Describe a satisfying moment you have experienced as a teacher. I will describe one of my first satisfying moments as a teacher because it is one of the more poignant memories I have. During my semester of student teaching, I put together a poetry unit for my seventh graders. There were of course a host of skeptics; however, I had made it a goal to get my students enjoying poetry. One student in particular seemed very averse to the idea of writing poetry. Actually, to be quite honest, he seemed averse to doing just about anything in English class! About a week into the unit, he approached me during class and thrust a piece of paper towards me. "Here," he said gruffly. I began reading the words on the page to discover that this student had not only written the kind of poem I had assigned, but he had even taken the time to rhyme each line. It was clear to me that, despite his blasé attitude, he had put some effort and thought into this and was quite excited to show me the finished product. I told him what a great job he had done and that he should be proud of his work. He smiled and then walked back to his seat. Unbeknownst to me, my mentor teacher had been watching our entire interaction. She walked up behind me and whispered in my ear, "I have yet to see that kid smile so big." His smile and those words were deeply satisfying.
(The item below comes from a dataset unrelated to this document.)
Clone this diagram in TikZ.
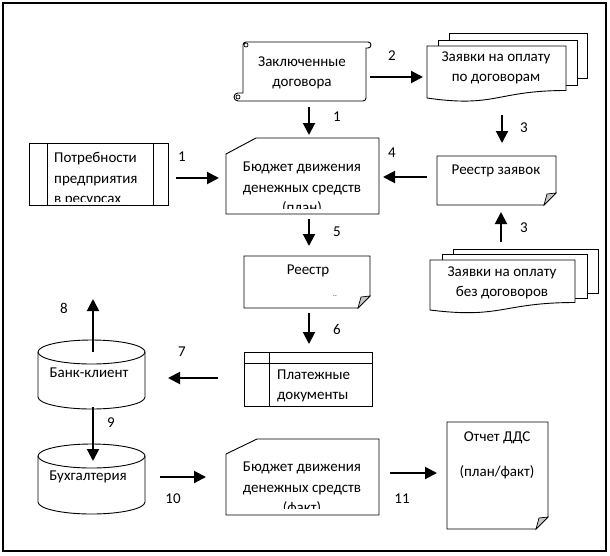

Knowing that my encouragement could make a difference in how a student perceives himself and realizing that there is an "inner poet" or an "inner mathematician" or an "inner public speaker" in every student that is simply waiting to be reached, made me feel satisfied and content with my career choice.
Who was your favorite teacher and why? Monica Harrold, Jennifer Walsh, and Amy Vail. Mrs. Harrold was my 1st and 2nd grade teacher, and I remember feeling so loved and cared for in her classroom. Mrs. Walsh inspired me to be an English teacher; her reading and writing workshops were my favorite part of 8th grade. Mrs. Vail stood in front of us on the first day of sophomore year and could not contain her excitement about teaching. I respected her opinion and feedback more than anyone!
What is something about you that might surprise your students? If I couldn't teach, I would write greeting cards or renovate old and damaged houses.
How do you like to spend your time away from class? On a rainy, cold day, you'll find me holed up in a coffee shop, reading and drinking exorbitant amounts of coffee. During the summer, I would be at the beach and barbecue every day if I could. I enjoy spending time with friends and family, baking, traveling, watching movies, and buying Vera Bradley bags.